This is not a routine catch, but it must be practiced in order to have it work and hopefully look graceful and effortless.
The drill is simple.
Place the ball in between the hash marks and have the receiver line up with the correct spacing from the ball.
This will obviously vary depending upon the route you will run.
For this demonstration we will have the receiver run a simple 10 to 15 yard down and out.
This route will have to fine tuned to find out just how far he will be able to run depending on where the ball is actually placed between the hash marks and the timing for the quarterback to take his drop back.
The idea is to have the quarterback take his drop and throw the ball high so that the receiver is the only one able to catch the ball as he comes out of his break close to the sideline.
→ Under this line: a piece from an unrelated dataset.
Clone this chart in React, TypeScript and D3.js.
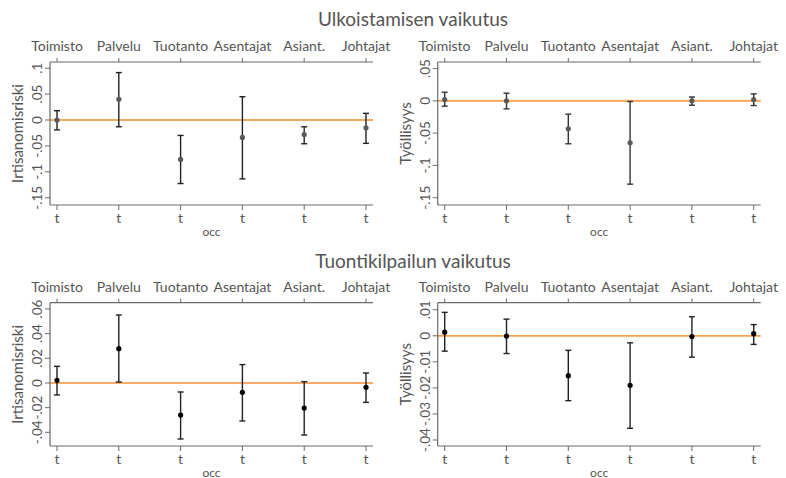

As with all practice drills, this must be done at full speed to try and match game speed.
This will be the only way that the quarterback and receiver can be on the same page.
Have the receiver come of the ball at full speed to drive the cover corner down the field.
At the desired depth, plant his left foot and drive toward the right sideline.
At this point the ball should already be in the air.
The receiver must get his head around, find the ball, make the catch and get both feet in bounds.
The depth of this route will be determined during practice and every receiver will be slightly different.
It is up to the receiver to make his break at the proper depth.
The quarterback must always take his proper drop, whether it is a straight drop or roll out.
He must also know exactly where to throw the ball, depending on which receiver he is throwing to.
This is a simple drill that must be run at almost every offensive practice in order to work, but when it does it is a thing of beauty that could result in either a first down or touchdown.